According to an article in the British newspaper, The Sunday Times, today, Lance Armstrong and his management company, Tailwind Sports, have agreed to settlement with SCA Promotions – in the amount of more than $10 million, to reimburse the cost of bonus payments Armstrong received for his Tour de France victories.

Back in 2005, SCA Promotions refused to pay Armstrong $5 million in bonus money for winning the Tour de France. In response, Armstrong sued them and won the case, obtaining an additional $2.5 million in costs.

In turn, SCA initiated arbitration shortly thereafter, after Armstrong testified under oath that he never used performance-enhancing drugs. However his later confession to doping in 2012, opened the door for SCA Promotions to recovering the money it had paid out the disgraced cyclist. 

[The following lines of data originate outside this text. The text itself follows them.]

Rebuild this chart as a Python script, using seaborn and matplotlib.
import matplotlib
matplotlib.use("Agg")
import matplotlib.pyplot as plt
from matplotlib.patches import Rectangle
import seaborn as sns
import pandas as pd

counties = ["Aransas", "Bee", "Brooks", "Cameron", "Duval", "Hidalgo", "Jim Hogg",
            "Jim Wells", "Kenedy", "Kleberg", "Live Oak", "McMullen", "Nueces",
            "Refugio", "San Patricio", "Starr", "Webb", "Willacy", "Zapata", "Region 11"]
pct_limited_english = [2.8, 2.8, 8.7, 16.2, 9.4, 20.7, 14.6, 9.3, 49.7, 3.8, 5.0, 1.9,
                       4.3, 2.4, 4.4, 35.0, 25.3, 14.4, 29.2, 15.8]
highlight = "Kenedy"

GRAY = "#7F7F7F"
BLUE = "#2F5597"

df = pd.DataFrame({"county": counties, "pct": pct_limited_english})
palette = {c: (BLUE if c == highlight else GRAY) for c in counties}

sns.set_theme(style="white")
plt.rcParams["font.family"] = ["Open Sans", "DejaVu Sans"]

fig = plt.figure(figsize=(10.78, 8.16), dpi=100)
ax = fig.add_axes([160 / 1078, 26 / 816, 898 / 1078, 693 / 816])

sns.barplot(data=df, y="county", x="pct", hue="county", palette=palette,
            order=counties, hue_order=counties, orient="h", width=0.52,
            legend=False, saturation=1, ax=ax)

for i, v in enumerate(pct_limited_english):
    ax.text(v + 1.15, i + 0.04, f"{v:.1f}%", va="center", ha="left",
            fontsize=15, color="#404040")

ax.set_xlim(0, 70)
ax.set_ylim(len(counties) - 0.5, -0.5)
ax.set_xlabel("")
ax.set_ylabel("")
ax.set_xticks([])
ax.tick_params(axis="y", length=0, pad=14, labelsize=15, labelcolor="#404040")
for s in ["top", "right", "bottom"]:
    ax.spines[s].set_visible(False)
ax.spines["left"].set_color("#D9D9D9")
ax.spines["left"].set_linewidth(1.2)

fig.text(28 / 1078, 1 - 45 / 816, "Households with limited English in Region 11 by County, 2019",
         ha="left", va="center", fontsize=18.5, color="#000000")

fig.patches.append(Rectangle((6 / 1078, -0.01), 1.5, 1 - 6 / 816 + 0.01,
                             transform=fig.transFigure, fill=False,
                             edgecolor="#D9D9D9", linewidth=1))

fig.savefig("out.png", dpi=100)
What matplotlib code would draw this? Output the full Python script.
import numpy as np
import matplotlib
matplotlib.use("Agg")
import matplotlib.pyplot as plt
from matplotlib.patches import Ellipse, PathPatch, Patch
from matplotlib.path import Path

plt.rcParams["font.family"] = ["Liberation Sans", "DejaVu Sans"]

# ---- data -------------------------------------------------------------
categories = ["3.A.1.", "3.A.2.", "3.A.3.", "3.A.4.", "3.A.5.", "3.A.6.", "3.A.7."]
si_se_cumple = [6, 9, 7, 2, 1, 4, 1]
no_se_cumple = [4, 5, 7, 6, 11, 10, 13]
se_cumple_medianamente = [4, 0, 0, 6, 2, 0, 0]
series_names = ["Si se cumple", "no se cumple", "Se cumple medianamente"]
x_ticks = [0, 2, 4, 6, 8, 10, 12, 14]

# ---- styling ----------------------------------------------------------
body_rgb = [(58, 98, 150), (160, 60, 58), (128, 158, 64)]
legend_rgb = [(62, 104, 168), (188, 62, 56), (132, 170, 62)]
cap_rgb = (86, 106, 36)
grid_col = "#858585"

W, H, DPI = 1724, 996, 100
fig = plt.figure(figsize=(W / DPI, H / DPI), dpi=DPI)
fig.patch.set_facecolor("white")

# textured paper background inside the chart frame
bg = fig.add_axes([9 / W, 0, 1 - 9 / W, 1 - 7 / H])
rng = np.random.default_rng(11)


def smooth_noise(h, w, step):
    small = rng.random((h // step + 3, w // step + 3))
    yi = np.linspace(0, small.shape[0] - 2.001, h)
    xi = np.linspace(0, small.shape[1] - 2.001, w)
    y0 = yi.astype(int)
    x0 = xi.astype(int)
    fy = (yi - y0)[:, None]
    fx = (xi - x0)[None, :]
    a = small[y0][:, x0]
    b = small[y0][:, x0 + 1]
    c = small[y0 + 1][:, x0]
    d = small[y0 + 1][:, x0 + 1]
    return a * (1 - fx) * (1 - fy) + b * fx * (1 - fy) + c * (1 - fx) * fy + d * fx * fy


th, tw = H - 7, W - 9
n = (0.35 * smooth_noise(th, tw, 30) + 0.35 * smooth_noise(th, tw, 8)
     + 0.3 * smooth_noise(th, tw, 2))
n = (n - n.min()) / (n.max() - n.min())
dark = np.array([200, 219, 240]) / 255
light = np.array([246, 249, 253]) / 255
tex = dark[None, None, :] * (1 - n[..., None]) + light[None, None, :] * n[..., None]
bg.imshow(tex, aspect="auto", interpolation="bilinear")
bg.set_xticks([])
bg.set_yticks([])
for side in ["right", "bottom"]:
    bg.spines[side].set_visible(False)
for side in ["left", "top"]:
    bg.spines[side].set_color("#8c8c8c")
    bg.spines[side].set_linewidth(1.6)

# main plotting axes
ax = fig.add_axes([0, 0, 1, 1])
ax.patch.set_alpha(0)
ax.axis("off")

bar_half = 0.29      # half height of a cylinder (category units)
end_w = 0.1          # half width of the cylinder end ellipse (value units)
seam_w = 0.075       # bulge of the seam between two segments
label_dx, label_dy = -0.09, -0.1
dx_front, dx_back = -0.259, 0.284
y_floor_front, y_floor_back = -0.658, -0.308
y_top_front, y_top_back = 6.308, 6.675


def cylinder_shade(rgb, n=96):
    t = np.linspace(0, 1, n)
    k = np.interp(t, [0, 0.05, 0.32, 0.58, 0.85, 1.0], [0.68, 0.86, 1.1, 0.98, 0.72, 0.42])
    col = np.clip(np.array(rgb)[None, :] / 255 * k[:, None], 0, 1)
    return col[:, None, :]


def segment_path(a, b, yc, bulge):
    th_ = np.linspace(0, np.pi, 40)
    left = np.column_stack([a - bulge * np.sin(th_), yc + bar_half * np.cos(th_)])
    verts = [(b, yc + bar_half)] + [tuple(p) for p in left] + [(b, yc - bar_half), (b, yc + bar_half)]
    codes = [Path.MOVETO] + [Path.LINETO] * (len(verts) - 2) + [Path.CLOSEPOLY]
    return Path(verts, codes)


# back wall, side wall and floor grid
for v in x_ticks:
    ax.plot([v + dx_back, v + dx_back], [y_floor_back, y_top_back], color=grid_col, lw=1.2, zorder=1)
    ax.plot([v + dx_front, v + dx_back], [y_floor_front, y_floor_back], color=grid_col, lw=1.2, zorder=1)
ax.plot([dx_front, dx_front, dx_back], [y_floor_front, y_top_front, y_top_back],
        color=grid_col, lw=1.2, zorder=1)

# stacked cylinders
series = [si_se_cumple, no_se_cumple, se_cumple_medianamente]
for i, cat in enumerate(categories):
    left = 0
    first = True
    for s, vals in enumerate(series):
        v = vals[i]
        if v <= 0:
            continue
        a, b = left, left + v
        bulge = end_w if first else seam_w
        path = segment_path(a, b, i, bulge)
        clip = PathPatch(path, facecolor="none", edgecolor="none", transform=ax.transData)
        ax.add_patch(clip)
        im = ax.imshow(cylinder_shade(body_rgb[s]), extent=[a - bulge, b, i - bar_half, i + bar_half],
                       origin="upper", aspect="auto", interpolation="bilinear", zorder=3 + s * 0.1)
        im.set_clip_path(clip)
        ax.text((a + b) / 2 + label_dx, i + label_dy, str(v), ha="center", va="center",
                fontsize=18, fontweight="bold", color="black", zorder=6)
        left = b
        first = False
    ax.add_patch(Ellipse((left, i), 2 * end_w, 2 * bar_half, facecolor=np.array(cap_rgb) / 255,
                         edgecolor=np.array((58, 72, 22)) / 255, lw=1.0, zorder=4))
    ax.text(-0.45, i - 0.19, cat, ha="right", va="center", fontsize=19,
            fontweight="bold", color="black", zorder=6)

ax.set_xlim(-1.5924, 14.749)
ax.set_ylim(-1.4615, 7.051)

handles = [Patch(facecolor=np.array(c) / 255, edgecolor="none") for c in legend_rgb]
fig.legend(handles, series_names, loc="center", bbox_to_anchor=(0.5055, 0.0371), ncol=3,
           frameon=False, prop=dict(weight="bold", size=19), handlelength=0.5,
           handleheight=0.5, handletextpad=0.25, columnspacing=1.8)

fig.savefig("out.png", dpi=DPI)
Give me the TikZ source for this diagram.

Despite Armstrong’s lawyers saying that the initial arbitration verdict could not be overturned, justice apparently prevailed this week, wherein the defense agreed to a settlement with SCA. However, the terms of the agreement cannot be disclosed publicly.

“Perjury must never be profitable,” the majority wrote in the February decision, according to previous reports. “Tailwind Sports Corp and Lance Armstrong have justly earned wide public condemnation. That is an inadequate deterrent. Deception demands real, meaningful sanctions.”

SCA President and founder Bob Hamman praised the ruling saying: “It is hard to describe how much harm Lance Armstrong’s web of lies caused SCA but this is a good first start toward repairing that damage.”